Plotting code records
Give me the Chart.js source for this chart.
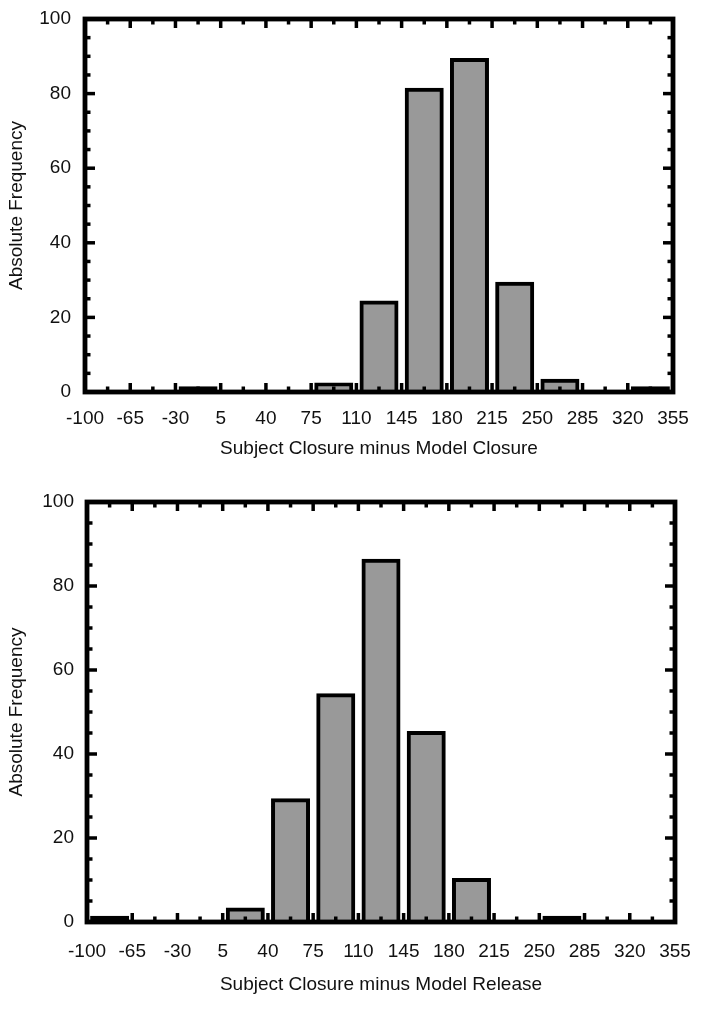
<!DOCTYPE html>
<html><head><meta charset="utf-8">
<script src="https://cdn.jsdelivr.net/npm/chart.js@4.4.1/dist/chart.umd.min.js"></script>
<style>
html,body{margin:0;padding:0;background:#fff;}
#c1{position:absolute;left:0;top:0;}
#c2{position:absolute;left:0;top:480px;}
</style></head><body>
<canvas id="c1" width="701" height="470"></canvas>
<canvas id="c2" width="701" height="547"></canvas>
<script>
// ---- data ----
const binStarts = [-100, -65, -30, 5, 40, 75, 110, 145, 180, 215, 250, 285, 320];
const binWidth = 35;
const closureCounts = [0, 0, 1, 0, 0, 2, 24, 81, 89, 29, 3, 0, 1];
const releaseCounts = [1, 0, 0, 3, 29, 54, 86, 45, 10, 0, 1, 0, 0];
const xTickValues = [-100, -65, -30, 5, 40, 75, 110, 145, 180, 215, 250, 285, 320, 355];
const yTickValues = [0, 20, 40, 60, 80, 100];
const xMinorStep = 17.5;
const yMinorStep = 5;
const xTitleTop = 'Subject Closure minus Model Closure';
const xTitleBottom = 'Subject Closure minus Model Release';
const yTitle = 'Absolute Frequency';

const FONT = '"Liberation Sans", Arial, Helvetica, sans-serif';
const TXT = '#111';

function isMajor(v, list){ return list.some(t => Math.abs(t - v) < 1e-6); }

const framePlugin = {
  id: 'frame',
  afterDatasetsDraw(chart){
    const {ctx, chartArea: a, scales: {x, y}} = chart;
    ctx.save();
    ctx.strokeStyle = '#000';
    ctx.lineWidth = 3.5;
    const seg = (x1, y1, x2, y2) => { ctx.beginPath(); ctx.moveTo(x1, y1); ctx.lineTo(x2, y2); ctx.stroke(); };
    for (let v = x.min; v <= x.max + 1e-6; v += xMinorStep) {
      const px = x.getPixelForValue(v);
      const len = isMajor(v, xTickValues) ? 9 : 5.5;
      seg(px, a.bottom, px, a.bottom - len);
      seg(px, a.top, px, a.top + len);
    }
    for (let v = y.min; v <= y.max + 1e-6; v += yMinorStep) {
      const py = y.getPixelForValue(v);
      const len = isMajor(v, yTickValues) ? 10 : 5.5;
      seg(a.left, py, a.left + len, py);
      seg(a.right, py, a.right - len, py);
    }
    ctx.lineWidth = 4.8;
    ctx.strokeRect(a.left, a.top, a.right - a.left, a.bottom - a.top);
    ctx.restore();
  }
};

function makeChart(id, counts, xTitle, L){
  return new Chart(document.getElementById(id), {
    type: 'bar',
    data: {
      datasets: [{
        data: binStarts.map((s, i) => ({x: s + binWidth / 2, y: counts[i]})),
        backgroundColor: c => (c.raw && c.raw.y <= 1) ? '#000' : '#999999',
        borderColor: '#000',
        borderWidth: 4,
        borderSkipped: 'start',
        inflateAmount: 2,
        barThickness: 'flex',
        barPercentage: 0.774,
        categoryPercentage: 1.0
      }]
    },
    options: {
      responsive: false,
      animation: false,
      devicePixelRatio: 1,
      layout: {padding: {top: L.padTop, right: L.padRight, left: 0, bottom: 0}},
      plugins: {legend: {display: false}, tooltip: {enabled: false}},
      scales: {
        x: {
          type: 'linear',
          offset: false,
          min: xTickValues[0],
          max: xTickValues[xTickValues.length - 1],
          afterBuildTicks: s => { s.ticks = xTickValues.map(v => ({value: v})); },
          afterFit: s => { s.height = L.xHeight; s.paddingLeft = 0; s.paddingRight = 0; },
          grid: {display: false, drawTicks: false, offset: false},
          border: {display: false},
          ticks: {autoSkip: false, maxRotation: 0, padding: L.xTickPad, color: TXT,
                  font: {family: FONT, size: 19}},
          title: {display: true, text: xTitle, color: TXT, font: {family: FONT, size: 19},
                  padding: {top: 0, bottom: L.xTitlePad}}
        },
        y: {
          min: 0, max: 100,
          afterBuildTicks: s => { s.ticks = yTickValues.map(v => ({value: v})); },
          afterFit: s => { s.width = L.yWidth; s.paddingTop = 0; s.paddingBottom = 0; },
          grid: {display: false, drawTicks: false},
          border: {display: false},
          ticks: {padding: L.yTickPad, color: TXT, font: {family: FONT, size: 19}},
          title: {display: true, text: yTitle, color: TXT, font: {family: FONT, size: 19},
                  padding: {top: 5.6, bottom: 0}}
        }
      }
    },
    plugins: [framePlugin]
  });
}

makeChart('c1', closureCounts, xTitleTop,
  {padTop: 19, padRight: 28, yWidth: 85, xHeight: 78, xTickPad: 15, xTitlePad: 10, yTickPad: 14});
makeChart('c2', releaseCounts, xTitleBottom,
  {padTop: 22, padRight: 26, yWidth: 87, xHeight: 105, xTickPad: 18.5, xTitlePad: 30.5, yTickPad: 13});
</script>
</body></html>
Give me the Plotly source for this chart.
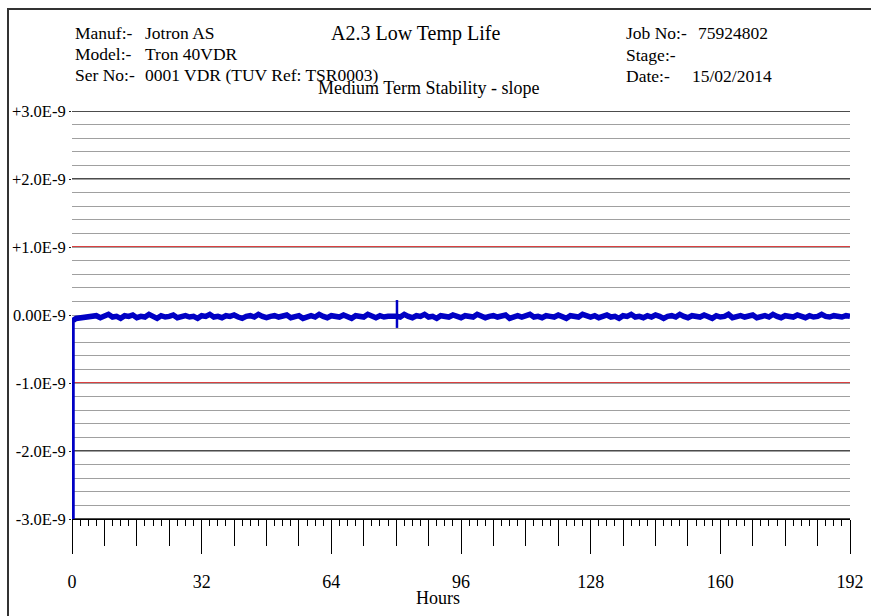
import plotly.graph_objects as go

# ---------------- data (values in units of 1E-9) ----------------
start_hours = [0, 0]
start_vals = [-3.0, -0.09]

hours = list(range(0, 193))
values = [
    -0.09, -0.05, -0.04, -0.03, -0.02, -0.03, -0.01, -0.04, -0.02, 0.01,
    -0.03, -0.02, -0.05, -0.01, -0.02, 0.00, -0.04, -0.02, -0.03, 0.01,
    -0.02, -0.05, -0.01, -0.03, -0.02, 0.00, -0.04, -0.02, -0.01, -0.03,
    -0.02, -0.05, -0.01, -0.02, 0.01, -0.03, -0.02, -0.04, -0.01, -0.02,
    0.00, -0.03, -0.05, -0.02, -0.01, -0.03, 0.01, -0.02, -0.04, -0.02,
    -0.01, -0.03, -0.02, 0.00, -0.04, -0.02, -0.01, -0.05, -0.02, -0.01,
    -0.03, 0.01, -0.02, -0.04, -0.01, -0.02, -0.03, 0.00, -0.02, -0.05,
    -0.01, -0.02, -0.03, 0.01, -0.02, -0.04, -0.01, -0.03, -0.02, -0.01,
    -0.02, -0.03, 0.01, -0.02, -0.04, -0.01, -0.02, 0.01, -0.03, -0.02,
    -0.05, -0.01, -0.02, -0.03, 0.00, -0.02, -0.04, -0.01, -0.02, -0.03,
    0.01, -0.02, -0.04, -0.02, -0.01, -0.03, -0.02, 0.00, -0.05, -0.02,
    -0.01, -0.03, -0.02, 0.01, -0.03, -0.02, -0.04, -0.01, -0.02, -0.03,
    0.00, -0.02, -0.05, -0.01, -0.02, -0.03, 0.01, -0.02, -0.03, -0.01,
    -0.04, -0.02, 0.00, -0.03, -0.02, -0.05, -0.01, -0.02, 0.01, -0.03,
    -0.02, -0.04, -0.01, -0.03, 0.00, -0.02, -0.05, -0.02, -0.01, -0.03,
    0.01, -0.02, -0.04, -0.01, -0.02, -0.03, 0.00, -0.02, -0.05, -0.01,
    -0.03, -0.02, 0.01, -0.04, -0.02, -0.01, -0.03, -0.02, 0.00, -0.04,
    -0.02, -0.01, -0.03, 0.01, -0.02, -0.04, -0.01, -0.02, -0.03, 0.00,
    -0.02, -0.04, -0.01, -0.03, -0.02, 0.01, -0.02, -0.03, -0.01, -0.02,
    -0.03, -0.01, -0.02,
]

spike_hours = [80.2, 80.2]
spike_vals = [0.22, -0.19]

x_range = [0, 192]
y_range = [-3, 3]
y_tickvals = [-3, -2, -1, 0, 1, 2, 3]
y_ticktext = ["-3.0E-9", "-2.0E-9", "-1.0E-9", "0.00E-9", "+1.0E-9", "+2.0E-9", "+3.0E-9"]
black_grid = [-3, -2, 2, 3]
red_grid = [-1, 1]

header_left = [("Manuf:-", "Jotron AS"), ("Model:-", "Tron 40VDR"),
               ("Ser No:-", "0001 VDR (TUV Ref: TSR0003)")]
header_right = [("Job No:-", "75924802"), ("Stage:-", ""), ("Date:-", "15/02/2014")]
title_text = "A2.3 Low Temp Life"
subtitle_text = "Medium Term Stability - slope"
x_title = "Hours"

# ---------------- layout geometry ----------------
W, H = 871, 616
L, R, T, B = 72, 21, 111, 97
PW, PH = W - L - R, H - T - B


def px(x):
    return (x - L) / PW


def py(y):
    return (H - B - y) / PH


FONT = "Liberation Serif"
BLUE = "#0000C4"

fig = go.Figure()
fig.add_trace(go.Scatter(x=start_hours + hours[1:], y=start_vals + values[1:],
                         mode="lines", line=dict(color=BLUE, width=5.5),
                         xaxis="x", yaxis="y", showlegend=False, hoverinfo="skip"))
fig.add_trace(go.Scatter(x=spike_hours, y=spike_vals, mode="lines",
                         line=dict(color=BLUE, width=2.5),
                         xaxis="x", yaxis="y", showlegend=False, hoverinfo="skip"))
# empty trace so the secondary (medium tick) x axis gets drawn
fig.add_trace(go.Scatter(x=[], y=[], xaxis="x2", yaxis="y", showlegend=False,
                         hoverinfo="skip"))

fig.update_layout(
    width=W, height=H, autosize=False,
    margin=dict(l=L, r=R, t=T, b=B, pad=0, autoexpand=False),
    paper_bgcolor="white", plot_bgcolor="white",
    font=dict(family=FONT, size=17, color="black"),
    showlegend=False,
    xaxis=dict(range=x_range, tick0=0, dtick=32, showgrid=False, zeroline=False,
               showline=True, linecolor="black", linewidth=1, automargin=False,
               ticks="outside", ticklen=34, tickwidth=1, tickcolor="black",
               ticklabelstandoff=12,
               tickfont=dict(family=FONT, size=18, color="black"),
               minor=dict(dtick=2, tick0=0, ticks="outside", ticklen=6,
                          tickwidth=1, tickcolor="black", showgrid=False),
               anchor="y"),
    xaxis2=dict(range=x_range, overlaying="x", anchor="y", side="bottom",
                tick0=0, dtick=8, ticks="outside", ticklen=26, tickwidth=1,
                tickcolor="black", showticklabels=False, showgrid=False,
                zeroline=False, showline=False, automargin=False),
    yaxis=dict(range=y_range, tickvals=y_tickvals, ticktext=y_ticktext,
               ticks="outside", ticklen=2, tickwidth=1, tickcolor="#222",
               showgrid=False, zeroline=False, showline=False, automargin=False,
               tickfont=dict(family=FONT, size=16.5, color="black"),
               minor=dict(dtick=0.2, tick0=0, showgrid=True, gridcolor="#a0a0a0",
                          gridwidth=1.2, ticks=""),
               anchor="x"),
)

# coloured major grid lines, positioned through the y axis
for v in black_grid:
    fig.add_shape(type="line", xref="x", yref="y", x0=x_range[0], x1=x_range[1],
                  y0=v, y1=v, line=dict(color="#111111", width=1.4), layer="below")
for v in red_grid:
    fig.add_shape(type="line", xref="x", yref="y", x0=x_range[0], x1=x_range[1],
                  y0=v, y1=v, line=dict(color="#CC0000", width=1.5), layer="below")

annos = []
rows_y = [33, 54, 75]
for (lab, val), yy in zip(header_left, rows_y):
    annos.append(dict(text=lab, x=px(73), y=py(yy)))
    annos.append(dict(text=val, x=px(143), y=py(yy)))
rows_yr = [33, 55, 76]
val_x = [696, 0, 690]
for (lab, val), yy, vx in zip(header_right, rows_yr, val_x):
    annos.append(dict(text=lab, x=px(624), y=py(yy)))
    if val:
        annos.append(dict(text=val, x=px(vx), y=py(yy)))
for a in annos:
    a.update(xref="paper", yref="paper", xanchor="left", yanchor="middle",
             showarrow=False, font=dict(family=FONT, size=17.5, color="black"))

annos.append(dict(text=title_text, x=px(415), y=py(33), xref="paper", yref="paper",
                  xanchor="center", yanchor="middle", showarrow=False,
                  font=dict(family=FONT, size=20, color="black")))
annos.append(dict(text=subtitle_text, x=px(428), y=py(88), xref="paper", yref="paper",
                  xanchor="center", yanchor="middle", showarrow=False,
                  font=dict(family=FONT, size=18, color="black")))
annos.append(dict(text=x_title, x=px(438), y=py(598), xref="paper", yref="paper",
                  xanchor="center", yanchor="middle", showarrow=False,
                  font=dict(family=FONT, size=18, color="black")))
fig.update_layout(annotations=annos)

fig.add_shape(type="rect", xref="paper", yref="paper",
              x0=px(8), x1=px(W + 20), y0=py(H + 20), y1=py(9),
              line=dict(color="#333333", width=2), fillcolor="rgba(0,0,0,0)",
              layer="above")

fig.write_html("out.html", config={"displayModeBar": False},
               post_script="document.body.style.margin='0';document.body.style.padding='0';")
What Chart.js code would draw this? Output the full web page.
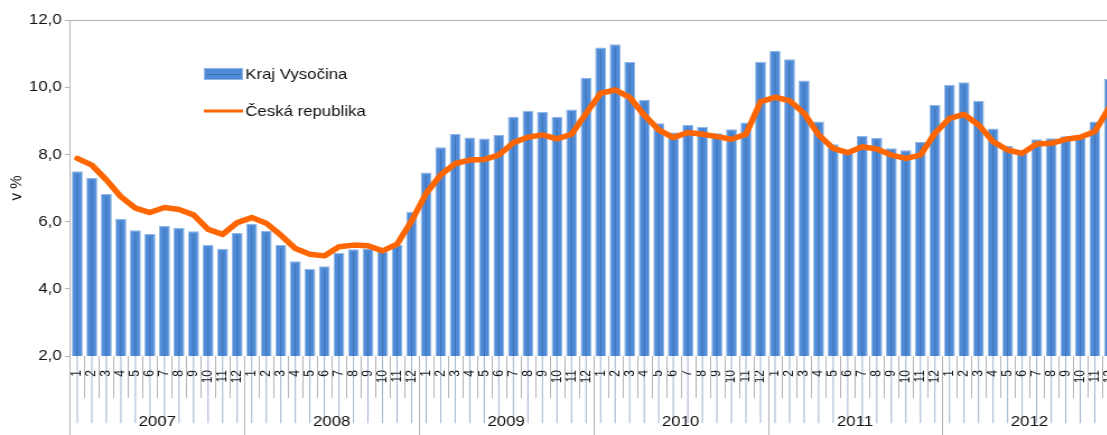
<!DOCTYPE html>
<html>
<head>
<meta charset="utf-8">
<script src="https://cdn.jsdelivr.net/npm/chart.js@4.4.1/dist/chart.umd.min.js"></script>
<style>
  html, body { margin: 0; padding: 0; background: #fff; overflow: hidden; }
  /* the source picture is stretched sideways, so the chart is too */
  #wrap { position: absolute; left: 0; top: 0; width: 1007px; height: 435px; transform: scaleX(1.12); transform-origin: 0 0; }
</style>
</head>
<body>
<div id="wrap"><canvas id="chart"></canvas></div>
<script>
const years = ['2007', '2008', '2009', '2010', '2011', '2012'];
const months = ['1', '2', '3', '4', '5', '6', '7', '8', '9', '10', '11', '12'];

// Kraj Vysočina (bars), v %
const krajVysocina = [
  7.50, 7.30, 6.82, 6.08, 5.74, 5.64, 5.88, 5.82, 5.71, 5.31, 5.19, 5.66,
  5.93, 5.72, 5.30, 4.82, 4.60, 4.67, 5.07, 5.18, 5.20, 5.12, 5.30, 6.29,
  7.46, 8.21, 8.61, 8.50, 8.47, 8.58, 9.12, 9.30, 9.27, 9.12, 9.34, 10.28,
  11.18, 11.28, 10.75, 9.62, 8.93, 8.65, 8.88, 8.82, 8.63, 8.75, 8.95, 10.76,
  11.08, 10.83, 10.20, 8.98, 8.30, 8.13, 8.55, 8.49, 8.18, 8.12, 8.37, 9.47,
  10.07, 10.15, 9.60, 8.77, 8.26, 8.11, 8.45, 8.48, 8.54, 8.55, 8.98, 10.25
];

// Česká republika (line), v %
const ceskaRepublika = [
  7.88, 7.68, 7.24, 6.74, 6.40, 6.27, 6.42, 6.36, 6.20, 5.77, 5.62, 5.97,
  6.12, 5.95, 5.60, 5.20, 5.03, 4.98, 5.25, 5.30, 5.28, 5.13, 5.33, 6.02,
  6.84, 7.39, 7.73, 7.83, 7.85, 7.98, 8.35, 8.51, 8.58, 8.46, 8.60, 9.22,
  9.82, 9.92, 9.70, 9.17, 8.73, 8.50, 8.65, 8.60, 8.53, 8.45, 8.60, 9.57,
  9.70, 9.60, 9.22, 8.58, 8.18, 8.05, 8.23, 8.16, 7.98, 7.88, 7.98, 8.63,
  9.07, 9.19, 8.88, 8.38, 8.13, 8.03, 8.31, 8.33, 8.45, 8.51, 8.68, 9.40
];

const yTicks = [2, 4, 6, 8, 10, 12];

const labels = years.flatMap(() => months);

const grey = '#b4b4b4';
const barBlue = '#4f8bd6';
const orange = '#ff6600';
const fontFamily = '"Liberation Sans", Arial, sans-serif';

Chart.defaults.font.family = fontFamily;
Chart.defaults.color = '#111';

// month / year separators, year labels, legend and bar center stripes
const decor = {
  id: 'decor',
  afterDatasetDraw(chart, args) {
    if (args.index !== 1) return;
    const c = chart.ctx;
    c.save();
    c.strokeStyle = 'rgba(45, 85, 150, 0.45)';
    c.lineWidth = 1;
    args.meta.data.forEach(b => {
      c.beginPath();
      c.moveTo(b.x, b.y + 3);
      c.lineTo(b.x, b.base);
      c.stroke();
    });
    c.restore();
  },
  afterDraw(chart) {
    const c = chart.ctx;
    const xs = chart.scales.x;
    const area = chart.chartArea;
    const step = xs.getPixelForValue(1) - xs.getPixelForValue(0);
    c.save();
    c.strokeStyle = grey;
    c.lineWidth = 1;
    for (let i = 0; i <= labels.length; i++) {
      const px = Math.round(xs.getPixelForValue(0) + (i - 0.5) * step) + 0.5;
      const yearEdge = i % months.length === 0;
      c.beginPath();
      c.moveTo(px, i === 0 ? area.top : area.bottom);
      c.lineTo(px, yearEdge ? chart.height : area.bottom + 42);
      c.stroke();
    }

    c.fillStyle = '#111';
    c.font = '15px ' + fontFamily;
    c.textAlign = 'center';
    c.textBaseline = 'middle';
    years.forEach((y, j) => {
      const first = xs.getPixelForValue(j * months.length);
      const last = xs.getPixelForValue(j * months.length + months.length - 1);
      c.fillText(y, (first + last) / 2, 422);
    });

    // legend
    c.fillStyle = barBlue;
    c.fillRect(182, 68, 35, 12);
    c.strokeStyle = '#8fb5e4';
    c.strokeRect(182.5, 68.5, 34, 11);
    c.strokeStyle = 'rgba(45, 85, 150, 0.5)';
    c.beginPath(); c.moveTo(184, 74.5); c.lineTo(215, 74.5); c.stroke();
    c.strokeStyle = orange;
    c.lineWidth = 3;
    c.beginPath(); c.moveTo(182, 111); c.lineTo(217, 111); c.stroke();
    c.fillStyle = '#111';
    c.textAlign = 'left';
    c.fillText('Kraj Vysočina', 219, 74.5);
    c.fillText('Česká republika', 219, 111.5);
    c.restore();
  }
};

new Chart(document.getElementById('chart'), {
  type: 'bar',
  data: {
    labels: labels,
    datasets: [
      {
        type: 'line',
        label: 'Česká republika',
        data: ceskaRepublika,
        borderColor: orange,
        borderWidth: 5.5,
        pointRadius: 0,
        tension: 0,
        borderJoinStyle: 'round',
        borderCapStyle: 'round',
        order: 0
      },
      {
        type: 'bar',
        label: 'Kraj Vysočina',
        data: krajVysocina,
        backgroundColor: barBlue,
        borderColor: '#8fb5e4',
        borderWidth: { left: 1, right: 1, top: 1, bottom: 0 },
        barPercentage: 0.75,
        categoryPercentage: 1,
        order: 1
      }
    ]
  },
  options: {
    responsive: true,
    maintainAspectRatio: false,
    animation: false,
    layout: { padding: { top: 20, right: 10, left: 0, bottom: 0 } },
    plugins: { legend: { display: false }, tooltip: { enabled: false } },
    scales: {
      x: {
        grid: { display: false, drawTicks: false },
        border: { display: false },
        ticks: { autoSkip: false, maxRotation: 90, minRotation: 90, padding: 14, font: { size: 12 }, color: '#111' },
        afterFit: s => { s.height = 79; s.paddingLeft = 0; s.paddingRight = 0; }
      },
      y: {
        min: 2,
        max: 12,
        afterBuildTicks: s => { s.ticks = yTicks.map(v => ({ value: v })); },
        ticks: { padding: 3, font: { size: 15 }, color: '#111', callback: v => v.toFixed(1).replace('.', ',') },
        grid: { color: c => (c.tick && c.tick.value === 12 ? grey : 'transparent'), tickColor: grey, tickLength: 4.5 },
        border: { color: grey },
        title: { display: true, text: 'v %', font: { size: 15 }, color: '#111', padding: { top: 6, bottom: 0 } },
        afterFit: s => { s.width = 62.5; }
      }
    }
  },
  plugins: [decor]
});
</script>
</body>
</html>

*What you are asked to do*: Restate word for word the part that opens with the line containing "Give me the Plotly source for this chart." and closes with the line containing "spike_vals = [0.22, -0.19]", both ends included, and nothing else. Omit any images.

*Answer for the task*:
Give me the Plotly source for this chart.
import plotly.graph_objects as go

# ---------------- data (values in units of 1E-9) ----------------
start_hours = [0, 0]
start_vals = [-3.0, -0.09]

hours = list(range(0, 193))
values = [
    -0.09, -0.05, -0.04, -0.03, -0.02, -0.03, -0.01, -0.04, -0.02, 0.01,
    -0.03, -0.02, -0.05, -0.01, -0.02, 0.00, -0.04, -0.02, -0.03, 0.01,
    -0.02, -0.05, -0.01, -0.03, -0.02, 0.00, -0.04, -0.02, -0.01, -0.03,
    -0.02, -0.05, -0.01, -0.02, 0.01, -0.03, -0.02, -0.04, -0.01, -0.02,
    0.00, -0.03, -0.05, -0.02, -0.01, -0.03, 0.01, -0.02, -0.04, -0.02,
    -0.01, -0.03, -0.02, 0.00, -0.04, -0.02, -0.01, -0.05, -0.02, -0.01,
    -0.03, 0.01, -0.02, -0.04, -0.01, -0.02, -0.03, 0.00, -0.02, -0.05,
    -0.01, -0.02, -0.03, 0.01, -0.02, -0.04, -0.01, -0.03, -0.02, -0.01,
    -0.02, -0.03, 0.01, -0.02, -0.04, -0.01, -0.02, 0.01, -0.03, -0.02,
    -0.05, -0.01, -0.02, -0.03, 0.00, -0.02, -0.04, -0.01, -0.02, -0.03,
    0.01, -0.02, -0.04, -0.02, -0.01, -0.03, -0.02, 0.00, -0.05, -0.02,
    -0.01, -0.03, -0.02, 0.01, -0.03, -0.02, -0.04, -0.01, -0.02, -0.03,
    0.00, -0.02, -0.05, -0.01, -0.02, -0.03, 0.01, -0.02, -0.03, -0.01,
    -0.04, -0.02, 0.00, -0.03, -0.02, -0.05, -0.01, -0.02, 0.01, -0.03,
    -0.02, -0.04, -0.01, -0.03, 0.00, -0.02, -0.05, -0.02, -0.01, -0.03,
    0.01, -0.02, -0.04, -0.01, -0.02, -0.03, 0.00, -0.02, -0.05, -0.01,
    -0.03, -0.02, 0.01, -0.04, -0.02, -0.01, -0.03, -0.02, 0.00, -0.04,
    -0.02, -0.01, -0.03, 0.01, -0.02, -0.04, -0.01, -0.02, -0.03, 0.00,
    -0.02, -0.04, -0.01, -0.03, -0.02, 0.01, -0.02, -0.03, -0.01, -0.02,
    -0.03, -0.01, -0.02,
]

spike_hours = [80.2, 80.2]
spike_vals = [0.22, -0.19]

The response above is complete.